Elon Musk ‘Confident’ Humans Will Land On Mars In Six Years
Elon Musk says he is ‘highly confident’ that SpaceX will land humans on Mars by 2026, restating his ambitious plans to establish a settlement on the planet in the coming decades.
Speaking at an awards show in Berlin on Tuesday, Musk said that a crewed flight to Mars would be a realistic possibility ‘about six years from now’.
Mars and Earth align roughly every two years, with plans already in motion to launch an uncrewed vehicle at the next opportunity in 2022.

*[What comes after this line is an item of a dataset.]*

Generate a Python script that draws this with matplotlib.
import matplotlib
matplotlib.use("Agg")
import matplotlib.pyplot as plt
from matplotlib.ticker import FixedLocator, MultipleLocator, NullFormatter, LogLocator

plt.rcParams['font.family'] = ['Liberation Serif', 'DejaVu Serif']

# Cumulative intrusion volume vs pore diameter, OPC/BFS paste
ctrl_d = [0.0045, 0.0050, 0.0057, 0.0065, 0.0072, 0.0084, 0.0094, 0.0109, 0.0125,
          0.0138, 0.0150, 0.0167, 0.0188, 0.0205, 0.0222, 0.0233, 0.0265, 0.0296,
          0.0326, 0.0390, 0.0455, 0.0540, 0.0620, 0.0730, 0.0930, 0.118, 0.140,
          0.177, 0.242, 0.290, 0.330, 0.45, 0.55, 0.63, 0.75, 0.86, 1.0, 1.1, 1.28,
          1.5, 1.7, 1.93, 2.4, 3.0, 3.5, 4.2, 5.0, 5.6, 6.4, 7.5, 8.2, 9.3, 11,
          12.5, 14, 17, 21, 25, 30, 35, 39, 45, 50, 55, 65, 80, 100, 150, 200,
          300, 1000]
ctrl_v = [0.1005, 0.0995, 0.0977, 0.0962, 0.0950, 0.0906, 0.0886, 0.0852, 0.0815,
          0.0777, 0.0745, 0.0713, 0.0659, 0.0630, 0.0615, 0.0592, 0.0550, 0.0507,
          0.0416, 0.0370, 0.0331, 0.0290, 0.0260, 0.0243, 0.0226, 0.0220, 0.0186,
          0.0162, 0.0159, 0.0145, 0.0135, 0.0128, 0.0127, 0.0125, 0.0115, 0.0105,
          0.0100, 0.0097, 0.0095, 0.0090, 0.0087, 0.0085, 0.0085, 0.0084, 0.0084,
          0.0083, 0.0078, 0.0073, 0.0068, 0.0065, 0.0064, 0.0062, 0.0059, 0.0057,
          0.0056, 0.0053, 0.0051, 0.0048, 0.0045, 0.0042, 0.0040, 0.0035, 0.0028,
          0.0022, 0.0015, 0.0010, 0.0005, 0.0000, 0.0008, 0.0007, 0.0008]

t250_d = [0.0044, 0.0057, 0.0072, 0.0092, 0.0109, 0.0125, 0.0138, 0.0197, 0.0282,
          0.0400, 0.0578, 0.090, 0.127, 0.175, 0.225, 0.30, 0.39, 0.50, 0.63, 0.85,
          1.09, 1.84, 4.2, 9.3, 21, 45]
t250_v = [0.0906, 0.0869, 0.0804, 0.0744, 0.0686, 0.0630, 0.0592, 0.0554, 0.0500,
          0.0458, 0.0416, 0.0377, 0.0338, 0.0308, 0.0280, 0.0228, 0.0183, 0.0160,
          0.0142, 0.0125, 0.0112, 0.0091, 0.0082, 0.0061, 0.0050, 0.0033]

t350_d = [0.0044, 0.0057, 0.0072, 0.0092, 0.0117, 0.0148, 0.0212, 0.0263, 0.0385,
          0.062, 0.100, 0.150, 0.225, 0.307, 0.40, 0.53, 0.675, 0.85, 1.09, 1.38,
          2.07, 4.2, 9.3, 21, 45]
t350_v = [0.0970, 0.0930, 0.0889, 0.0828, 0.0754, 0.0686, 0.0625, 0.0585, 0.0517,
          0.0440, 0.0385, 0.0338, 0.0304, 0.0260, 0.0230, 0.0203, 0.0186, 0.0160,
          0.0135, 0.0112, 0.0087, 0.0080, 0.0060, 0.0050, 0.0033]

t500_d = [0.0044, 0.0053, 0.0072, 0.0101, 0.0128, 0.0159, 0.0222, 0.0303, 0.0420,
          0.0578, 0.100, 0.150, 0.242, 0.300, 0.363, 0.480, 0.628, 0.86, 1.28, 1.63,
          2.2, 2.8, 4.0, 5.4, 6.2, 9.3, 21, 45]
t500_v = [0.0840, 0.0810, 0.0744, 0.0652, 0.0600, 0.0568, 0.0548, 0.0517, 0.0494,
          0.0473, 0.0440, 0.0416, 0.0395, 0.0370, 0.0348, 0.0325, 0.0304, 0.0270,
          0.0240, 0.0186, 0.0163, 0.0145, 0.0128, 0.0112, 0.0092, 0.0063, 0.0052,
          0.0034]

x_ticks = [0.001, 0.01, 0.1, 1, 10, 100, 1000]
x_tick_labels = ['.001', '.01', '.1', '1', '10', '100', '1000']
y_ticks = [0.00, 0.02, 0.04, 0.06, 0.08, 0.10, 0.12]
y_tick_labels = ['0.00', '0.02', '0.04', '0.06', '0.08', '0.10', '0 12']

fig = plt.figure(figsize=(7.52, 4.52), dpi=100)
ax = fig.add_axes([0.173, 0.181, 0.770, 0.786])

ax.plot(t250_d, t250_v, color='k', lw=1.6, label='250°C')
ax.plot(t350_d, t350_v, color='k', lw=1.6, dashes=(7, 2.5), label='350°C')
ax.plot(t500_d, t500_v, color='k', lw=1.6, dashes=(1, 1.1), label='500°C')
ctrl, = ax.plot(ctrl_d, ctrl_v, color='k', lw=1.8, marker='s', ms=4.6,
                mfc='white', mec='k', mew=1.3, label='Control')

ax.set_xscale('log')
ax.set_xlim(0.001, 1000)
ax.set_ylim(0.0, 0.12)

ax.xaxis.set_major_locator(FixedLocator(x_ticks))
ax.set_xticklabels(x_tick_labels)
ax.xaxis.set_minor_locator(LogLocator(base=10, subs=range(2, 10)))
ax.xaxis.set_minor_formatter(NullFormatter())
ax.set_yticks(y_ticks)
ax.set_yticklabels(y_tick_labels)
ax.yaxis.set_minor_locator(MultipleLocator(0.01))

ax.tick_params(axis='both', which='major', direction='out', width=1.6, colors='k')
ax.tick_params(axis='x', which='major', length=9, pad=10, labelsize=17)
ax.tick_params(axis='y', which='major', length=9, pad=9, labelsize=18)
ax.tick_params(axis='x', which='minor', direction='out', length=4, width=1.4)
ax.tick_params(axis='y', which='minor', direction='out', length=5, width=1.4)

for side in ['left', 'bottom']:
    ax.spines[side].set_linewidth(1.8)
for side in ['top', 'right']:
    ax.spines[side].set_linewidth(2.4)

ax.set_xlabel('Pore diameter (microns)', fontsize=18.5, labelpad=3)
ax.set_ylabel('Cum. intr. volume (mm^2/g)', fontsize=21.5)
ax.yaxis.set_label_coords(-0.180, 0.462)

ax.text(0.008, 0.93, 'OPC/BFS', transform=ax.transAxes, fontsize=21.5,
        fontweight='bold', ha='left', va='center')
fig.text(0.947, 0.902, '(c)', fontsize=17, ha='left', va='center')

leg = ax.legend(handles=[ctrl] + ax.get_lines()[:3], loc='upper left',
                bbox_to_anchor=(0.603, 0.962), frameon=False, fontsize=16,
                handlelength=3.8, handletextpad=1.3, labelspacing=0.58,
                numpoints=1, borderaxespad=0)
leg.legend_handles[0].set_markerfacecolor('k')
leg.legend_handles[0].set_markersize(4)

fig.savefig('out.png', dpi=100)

CNBC reports that Musk added that there was still a slim chance that crewed flight could beat his 2026 target, saying ‘if we get lucky, maybe [we’ll launch one in] four years’.

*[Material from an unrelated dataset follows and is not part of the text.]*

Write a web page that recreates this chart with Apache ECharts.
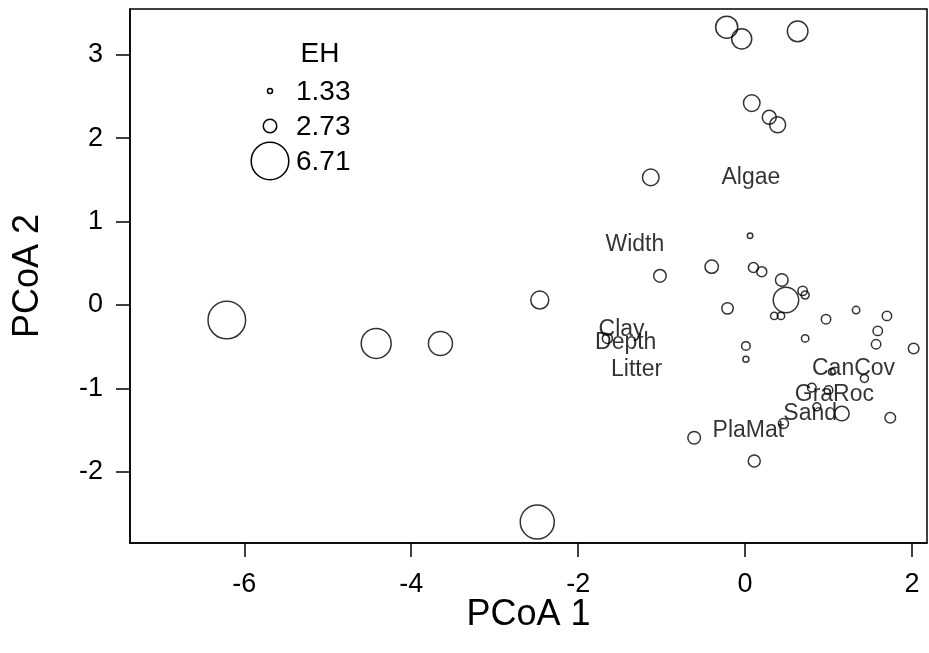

The comments come as the company prepares to launch the first high-altitude test flight of its Starship prototype – the rocket that will eventually be used on Mars missions – in the coming days.
The Starship is set to be a fully reusable rocket capable of carrying cargo and up to 100 passengers, creating a vision of Mars travel as more like a commercial flight than a NASA launch.
The new rocket has seen a number of delays to its development, with Musk initially saying it could reach orbit and even carry passengers by 2020. Musk has since scaled back the timeline, acknowledging that the Starship would have to fly several missions before it could be judged safe enough to carry passengers.
SpaceX’s Crew Dragon rocket was certified to fly crewed missions last month, shortly before it carried four astronauts on the first commercial crewed flight to the International Space Station.
The world’s second richest man has previously said that he hopes that he will ‘die on Mars’, and provided another update on his personal space travel plans last night. Musk said he could make his first trip to space in ‘two or three years’, although he stressed that he was focused on the bigger picture, TechCrunch reports.
Answering a question at the awards show, he said that his main goal was:
[For] a lot of people to go to Mars and make life interplanetary, and to have a base on the moon
Musk first outlined his timeline back in 2016 during the International Astronautical Congress. At the time, he told fellow industry experts that SpaceX was looking at a 10-year timeframe for landing on Mars ‘if things go super well’, but acknowledged that there was a ‘huge amount of risk’ involved.